> **YOUR TASK**
Pictures do not belong in your copy. Repeat all the other data exactly.

> **GIVEN INFORMATION**

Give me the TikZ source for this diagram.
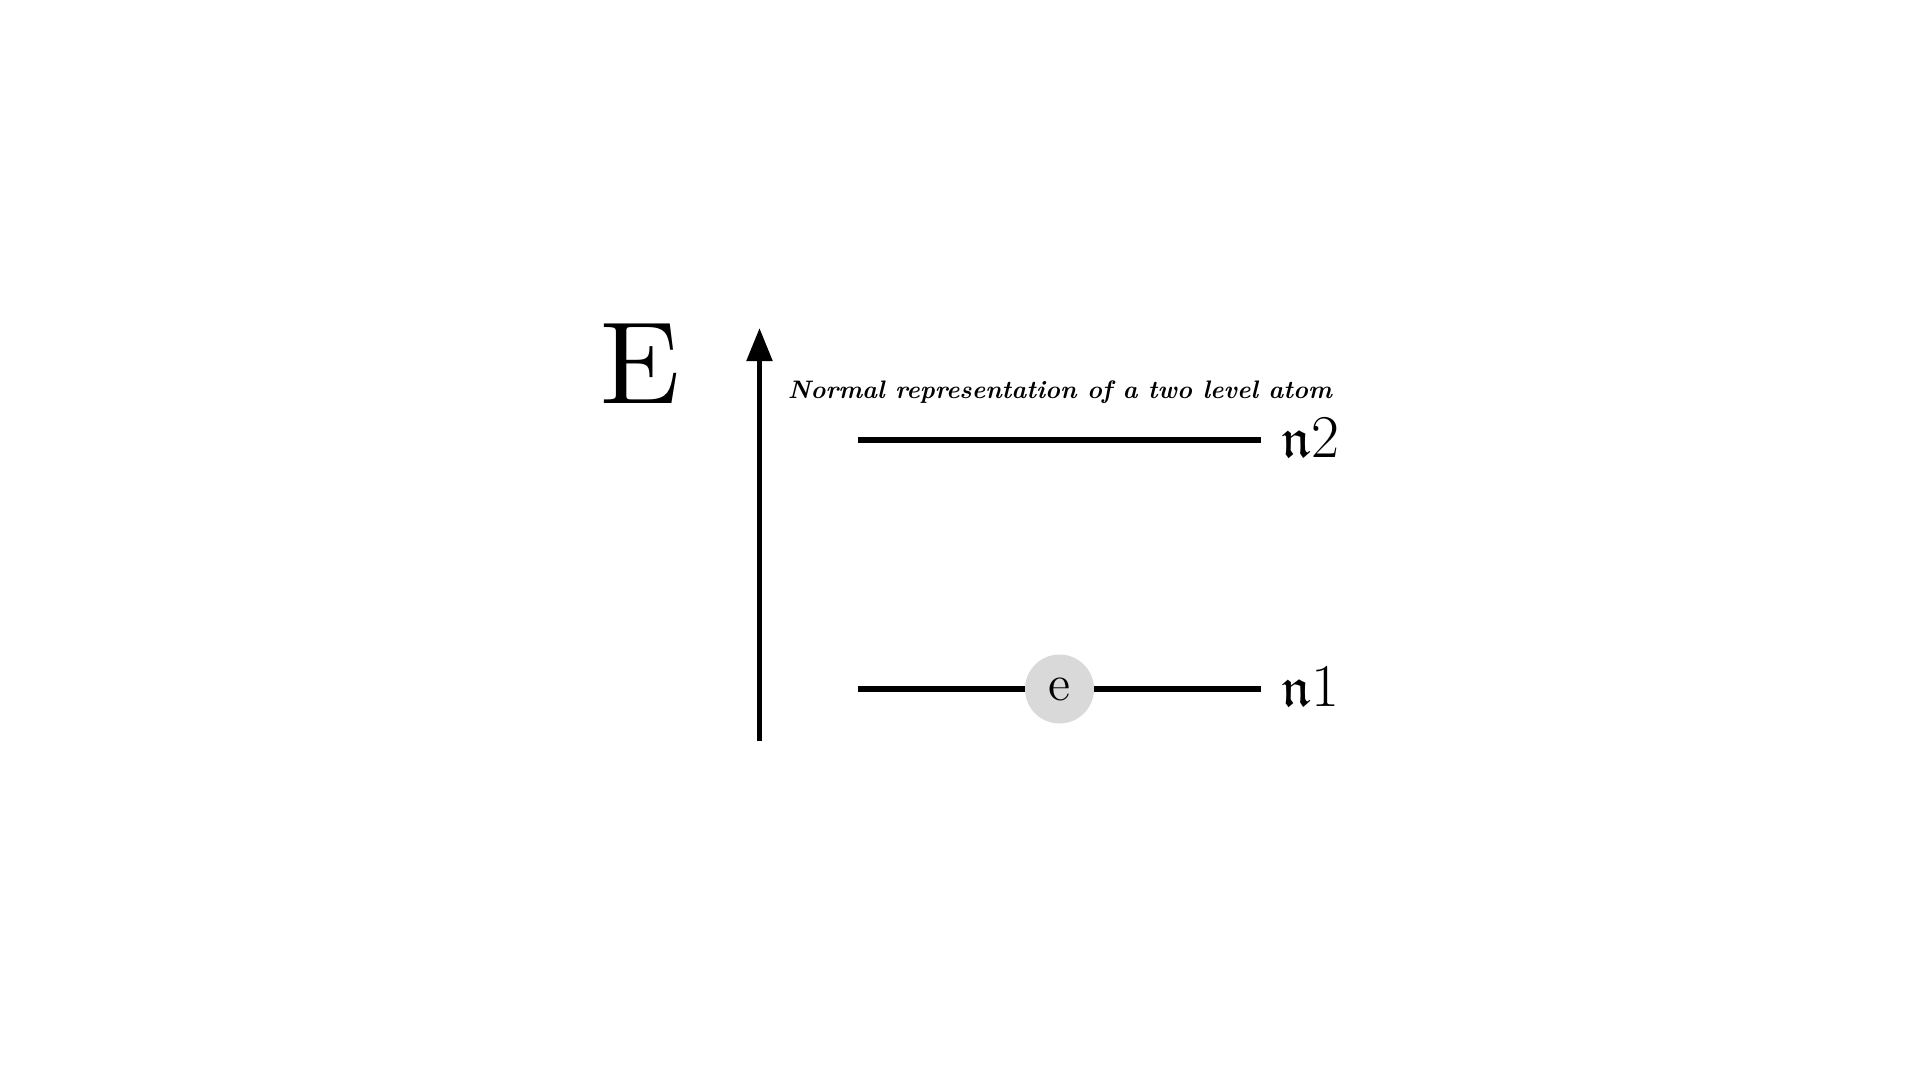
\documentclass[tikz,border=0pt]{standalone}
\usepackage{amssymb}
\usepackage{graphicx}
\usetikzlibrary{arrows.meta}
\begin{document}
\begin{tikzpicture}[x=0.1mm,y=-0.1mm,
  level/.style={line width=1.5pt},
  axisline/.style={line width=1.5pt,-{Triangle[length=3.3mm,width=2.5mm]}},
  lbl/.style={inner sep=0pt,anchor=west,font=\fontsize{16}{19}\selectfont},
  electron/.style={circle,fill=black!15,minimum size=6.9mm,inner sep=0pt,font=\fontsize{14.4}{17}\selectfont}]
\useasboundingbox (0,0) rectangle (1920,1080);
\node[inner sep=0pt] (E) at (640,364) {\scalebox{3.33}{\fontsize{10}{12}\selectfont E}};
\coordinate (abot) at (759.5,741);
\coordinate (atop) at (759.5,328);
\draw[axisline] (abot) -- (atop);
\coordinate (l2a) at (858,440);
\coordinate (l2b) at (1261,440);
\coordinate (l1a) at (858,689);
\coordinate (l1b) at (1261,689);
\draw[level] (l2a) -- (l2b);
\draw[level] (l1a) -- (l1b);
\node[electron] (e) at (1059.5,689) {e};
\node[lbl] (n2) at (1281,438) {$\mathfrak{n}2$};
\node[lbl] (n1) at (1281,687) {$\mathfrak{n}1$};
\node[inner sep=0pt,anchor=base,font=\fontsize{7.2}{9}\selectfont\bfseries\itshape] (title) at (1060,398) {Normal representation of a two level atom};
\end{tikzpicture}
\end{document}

> **TASK SOLUTION**
Give me the TikZ source for this diagram.
\documentclass[tikz,border=0pt]{standalone}
\usepackage{amssymb}
\usepackage{graphicx}
\usetikzlibrary{arrows.meta}
\begin{document}
\begin{tikzpicture}[x=0.1mm,y=-0.1mm,
  level/.style={line width=1.5pt},
  axisline/.style={line width=1.5pt,-{Triangle[length=3.3mm,width=2.5mm]}},
  lbl/.style={inner sep=0pt,anchor=west,font=\fontsize{16}{19}\selectfont},
  electron/.style={circle,fill=black!15,minimum size=6.9mm,inner sep=0pt,font=\fontsize{14.4}{17}\selectfont}]
\useasboundingbox (0,0) rectangle (1920,1080);
\node[inner sep=0pt] (E) at (640,364) {\scalebox{3.33}{\fontsize{10}{12}\selectfont E}};
\coordinate (abot) at (759.5,741);
\coordinate (atop) at (759.5,328);
\draw[axisline] (abot) -- (atop);
\coordinate (l2a) at (858,440);
\coordinate (l2b) at (1261,440);
\coordinate (l1a) at (858,689);
\coordinate (l1b) at (1261,689);
\draw[level] (l2a) -- (l2b);
\draw[level] (l1a) -- (l1b);
\node[electron] (e) at (1059.5,689) {e};
\node[lbl] (n2) at (1281,438) {$\mathfrak{n}2$};
\node[lbl] (n1) at (1281,687) {$\mathfrak{n}1$};
\node[inner sep=0pt,anchor=base,font=\fontsize{7.2}{9}\selectfont\bfseries\itshape] (title) at (1060,398) {Normal representation of a two level atom};
\end{tikzpicture}
\end{document}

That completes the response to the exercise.